On a podcast with Joe Rogan, infamous NSA whistleblower Edward Snowden discussed 2007’s “Protect America Act” and said “that (the name of the act) should have been our first indication this is a very bad thing, because they never named a law something like that unless it’s something terrible.”
Poignant discourse providing a backdrop to the SECURE (Setting Every Community Up for Retirement Enhancement) act which the U.S. House passed in May, 2019 by a bipartisan 417-3 vote.
While the bill is currently stalled out on the Senate floor with Republican holdouts from Ted Cruz (TX), Mike Lee (UT) and Pat Toomey (PA) preventing the SECURE act from passing.
Proponents of the bill believe the stall is more “logistical than substantial” and experts claim the bill has a good chance to pass early next year.
The SECURE act is advertised as a fix-all solution to messy 401k’s and sticky rules regarding withdrawing money.

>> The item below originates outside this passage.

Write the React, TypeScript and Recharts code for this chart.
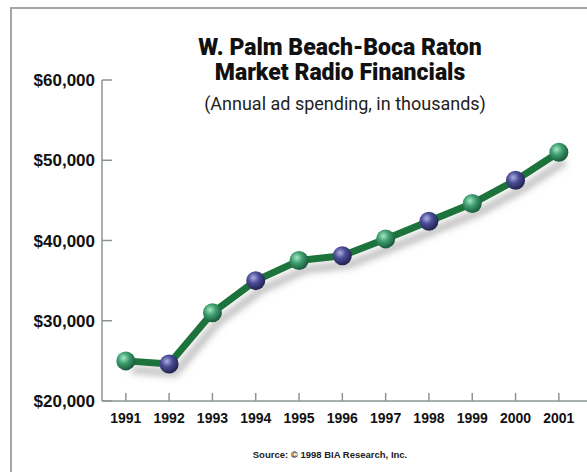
import React from "react";
import { LineChart, Line, XAxis, YAxis } from "recharts";

// W. Palm Beach-Boca Raton radio ad spending, $ thousands
const years = [1991, 1992, 1993, 1994, 1995, 1996, 1997, 1998, 1999, 2000, 2001];
const spending = [25000, 24600, 31000, 35000, 37500, 38100, 40200, 42400, 44600, 47500, 51000];
const yTicks = [20000, 30000, 40000, 50000, 60000];

const data = years.map((year, i) => ({ year, spending: spending[i] }));

const W = 587, H = 472;
const axisGray = "#8a9494";

function Ball(props: any) {
  const { cx, cy, index } = props;
  if (cx == null || cy == null) return null;
  const g = index % 2 === 0 ? "ballGreen" : "ballBlue";
  return <circle key={index} cx={cx} cy={cy} r={9.5} fill={`url(#${g})`} />;
}

const money = (v: number) => "$" + v.toLocaleString("en-US");

export default function App() {
  return (
    <div style={{ position: "fixed", left: 0, top: 0, width: W, height: H, background: "#fff", overflow: "hidden" }}>
      <style>{`.radio-line { filter: url(#lineShadow); }`}</style>
      <svg width={0} height={0} style={{ position: "absolute" }}>
        <defs>
          <radialGradient id="ballGreen" cx="38%" cy="35%" r="65%">
            <stop offset="0%" stopColor="#a6e8c4" />
            <stop offset="45%" stopColor="#3f9f70" />
            <stop offset="100%" stopColor="#1a5a3c" />
          </radialGradient>
          <radialGradient id="ballBlue" cx="38%" cy="35%" r="65%">
            <stop offset="0%" stopColor="#adaee6" />
            <stop offset="45%" stopColor="#4b4e96" />
            <stop offset="100%" stopColor="#222250" />
          </radialGradient>
          <filter id="lineShadow" x="-10%" y="-10%" width="130%" height="150%">
            <feDropShadow dx="6" dy="9" stdDeviation="3.5" floodColor="#808080" floodOpacity="0.55" />
          </filter>
        </defs>
      </svg>

      {/* frame */}
      <div style={{ position: "absolute", left: 10, top: 7, width: W, height: H, borderTop: "2px solid #a2a6a6", borderLeft: "2px solid #a2a6a6" }} />

      <div style={{ position: "absolute", left: 0, top: 0 }}>
        <LineChart width={W} height={H} data={data} margin={{ top: 80, right: 0, left: 0, bottom: 41 }}>
          <XAxis
            dataKey="year" type="number" domain={[1990.45, 2001.65]} ticks={years} allowDataOverflow
            height={30} stroke={axisGray} strokeWidth={1.5} tickSize={-8} tickMargin={20}
            tick={{ fill: "#111", fontSize: 14, fontWeight: 700, fontFamily: "'Liberation Sans', Arial, sans-serif" }}
          />
          <YAxis
            domain={[20000, 60000]} ticks={yTicks} width={102} tickFormatter={money}
            stroke={axisGray} strokeWidth={1.5} tickSize={-10} tickMargin={17}
            tick={{ fill: "#111", fontSize: 17, fontWeight: 700, fontFamily: "'Liberation Sans', Arial, sans-serif" }}
          />
          <Line
            className="radio-line" type="linear" dataKey="spending" stroke="#1d733a" strokeWidth={7}
            strokeLinejoin="round" dot={<Ball />} activeDot={false} isAnimationActive={false}
          />
        </LineChart>
      </div>

      <div style={{ position: "absolute", left: 140, width: 400, top: 35, textAlign: "center", fontFamily: "Roboto, sans-serif", fontWeight: 900, fontSize: 23, lineHeight: "25px", color: "#111" }}>
        W. Palm Beach-Boca Raton<br />Market Radio Financials
      </div>
      <div style={{ position: "absolute", left: 145, width: 400, top: 93, textAlign: "center", fontFamily: "Roboto, sans-serif", fontSize: 18, color: "#222" }}>
        (Annual ad spending, in thousands)
      </div>
      <div style={{ position: "absolute", left: 130, width: 400, top: 449, textAlign: "center", fontFamily: "'Liberation Sans', Arial, sans-serif", fontWeight: 700, fontSize: 9.5, color: "#222" }}>
        Source: © 1998 BIA Research, Inc.
      </div>
    </div>
  );
}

It sets up more lenient “safe harbor” retirement plans for small businesses which grant flexibility for said businesses to open up their own retirement plans. It grants long term part-time workers eligibility for certain 401(k) plans. The act switches up the minimum-age distribution from 70.5 to 72 years old.And changes the deadline for businesses to claim these programs allowing flexibility. All positive clauses according to Senior Financial Advisor of Mammoth Wealth Management, Eric Wasserman.
And then there is Section 401.
Section 401 of the SECURE act is a provision that affects the distribution process for stretch IRA’s.
A stretch IRA is an estate planning strategy where the deceased passes on the IRA to a non-spouse beneficiary. It allows the beneficiary to inherit an IRA that continues generating tax-deferred growth.
The current way a stretch IRA is distributed is one of two ways. The first is a five year liquidation of the IRA where a person takes out about 20% of the IRA every year until it is completely gone. The second, and more commonly used, is a calculation based on how many years you are estimated to have in your life. Say you are 30 and inherit a $100,000 stretch IRA. Projecting a 50 year average life span, you’d be required at the outset to take out 1/50th, or $2,000, in year one. In succeeding years, you would gradually take out increasing sums until it is gone.
Under the SECURE act, the beneficiary will have one option: liquidate the IRA in 10 years. In addition, the SECURE act increases the monetary punishment for not complying with the withdrawal rules.
“It is overtly negative. There is no doubt about that,” said Wasserman.
Wasserman detailed that Stretch IRA’s also have a third option currently that allows families to create a long-term deferred growth IRA that accumulates compounding interest for a long period of time. In the example a 75 year old woman who dies with an IRA balance of around $103,000 and passes it on to her daughter who is 55 at the time. If the 55-year old woman does not need the retirement money she has a nine month window to disclaim her interest and would then pass it on to the contingent beneficiary, her 28-year old daughter. Because the daughter can stretch the IRA to 55.3 years (IRS calculation) she would hypothetically receive $564,071, based upon an average investment return of 5% compounded annually, raising the ceiling of the IRA by a multiple of five.
The Sheet asked financial Advisor Darin Kaylor, of Oram & Kaylor, how often he sees stretch IRA’s. “I recommend them all the time but I don’t know how often people actually listen to me,” he joked.
And if it is not clear why changing the withdrawal rules matter, Kaylor explained, “Say someone is making $20,000 a year, well if they inherit a $200,000 IRA and they have to claim all that money in ten years then they will double their salary, possibly pushing them into a different tax bracket.”
On why the law might be passed, Kaybelieves the government senses it’s missing out on a revenue bonanza.
“I have people come into my office all the time who have not withdrawn from their inherited IRA and have no clue that that is what they should be doing.” Kaylor continued to describe how the government could legally go after those people now, but if they pass a new bill then it brings the issue into the pulse of society. They could then collect their unearned tax revenue and penalties because the issue would be center stage.
The SECURE act still has a chance of not going through depending on what 2020 brings but the Stretch IRA alteration alone would transfer a significant amount of wealth from normal people straight into the hands of the government.